I was told to remove my Mezuzah in Queensland. What now?

  • Daniel Pedroso
  • June 14, 2023

What is a mezuzah

A mezuzah (plural mezuzot) is a small scroll of parchment that has been inscribed with some Torah verses, then placed in a decorative case. It’s affixed to the doorposts of all rooms (except for bathrooms and, depending on the custom, laundry rooms) of any Jewish home.

Why is it a big deal?

Those verses in the scroll are also in the Shema, one of the most important prayers in Judaism. It’s also the verses that command us to have mezuzot.

The Shema (which, again, includes the explicit commandment of affixing mezuzot to our doors) is so important, we are expected to recite it every morning and every night. It’s also present in communal services. It’s the first thing a Jewish person is expected to recite in the morning, the last thing before bed, and the last thing a person is expected to say on their deathbed.

Not a big enough deal? How about this one: the traditional interpretation is that the Torah was God’s words written by Moses. Not Moses’ words inspired by God, but God’s direct words. This belief would then mean that God himself personally commanded us, with no room for argument, to have these verses affixed to our doorposts.

Why are you writing this?

I recently had an issue with my front door mezuzah after moving to a new apartment. \
Within a few hours of affixing it (with mounting tape - more on this later), I had a knock on my door and the building manager told me it had to come down.

After some back and forth, the reasons given for were:

  1. Body corporate by-laws forbade any kind of decoration visible in common areas;
  2. Fire regulations precluded any kind of fixtures to the unit doors.

Now, I was sure that those by-laws could not be applied in this case, as even if they had been written with the best of intentions, they would still be discriminatory as they would effectively prevent any jewish person from living in the building (would be equivalent to creating a by-law that forbade muslims from wearing a turban). This does seem to be the case and any such by-laws would be in breach of QLD laws (see section below).

With the fire regulations, it took a bit more work and a few more phone calls to get to the bottom of it, but long story short - it’s only a potential problem if:

  1. It’s a fire door; and
  2. The mezuzah is affixed with nails/screws/anything that creates a hole in the door and/or door frame.

Can by-laws preventing mezuzot be enforced?

In Queensland, the Body Corporate and Community Management Act 1997 has limitations and provisions that would effectively prevent discrimination. By-laws banning additions to door frames would prohibit such religious symbols as mezuzot, meaning such by-laws could be struck out as unreasonable and oppressive.

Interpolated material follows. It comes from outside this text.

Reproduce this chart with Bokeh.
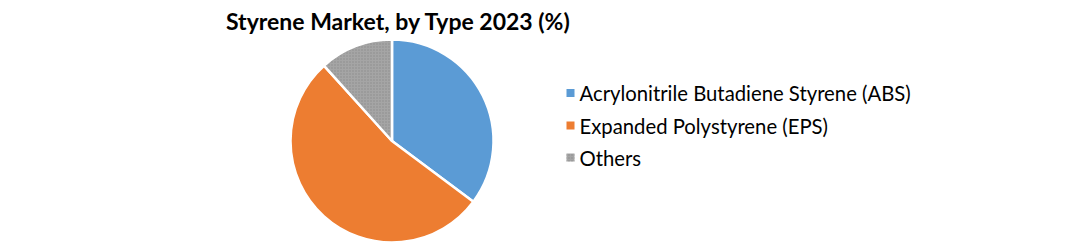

This article from the University of New South Wales Law Journal goes more in-depth into the issue.

What about the fire issue?

Ok, this one was a little harder to get to the bottom of. I had to talk to several people and eventually someone who works in the safety assessment department of the Queensland Fire and Emergency Services (QFES) was able to explain where the potential issue was coming from.

The summary of my few calls:

  1. From the QFES standpoint, a mezuzah is a non-issue.
  2. If your front door is a fire door/fire resistant doorset, then your mezuzah should be affixed with double-sided tape and not nails or screws.
  3. In theory, a fire door technician with a vendetta against the use of mezuzot, could try to claim that the double-sided tape used to affix the mezuzah on the doorframe is somehow impacting the frame’s structural integrity and therefore lowering its fire rating. This claim would not hold up to scrutiny, but this is something people could weaponise. They did mention they’ve never even heard of this happening though, and this was more of a theoretical issue than anything else.

So, the recommendation was:

  1. If you have a fire door, use mounting tape and not nails/screws.
  2. From there, either:
    1. Be present during the next fire door inspection just to be paranoid and point out that your mezuzah is using tape and not nails or screws. This shouldn’t be an issue - I’ve had a mezuzah attached to a fire door go through inspections before, and the technicians didn’t even bat an eye (and I didn’t even mention the mezuzah at all), but again, this is just about ticking all boxes.
    2. Be proactive and call the company that is responsible for your fire door certification, and just ask them for a confirmation that double sided tape won’t destroy your door.

I have to point out that it’s absolutely insane that anyone would be required to get confirmation that tape doesn’t kill a fire-resistant door in order to be able to express their religion. Bureaucracy does fail us at times.

On the plus side, once this is done, you shouldn’t have anything to worry about anymore. You shouldn’t have had to worry about it at all to begin with, but let’s not go there.


The RTA was very straight to the point:

What to do if I’m told I need to remove my mezuzah in QLD?

As per RTA instructions, and provided you’re not using nails/screws on a fire door’s frame, this request to remove your mezuzah constitutes a breach to section #183 (quiet enjoyment).

You are then able to issue a notice to remedy breach (form 11) and, if not acknowledged within 48 hours, you can contact the RTA to request dispute resolution.

This can be escalated to QCAT.

Breaches of the quiet enjoyment clause can attract a fine of 20 penalty units.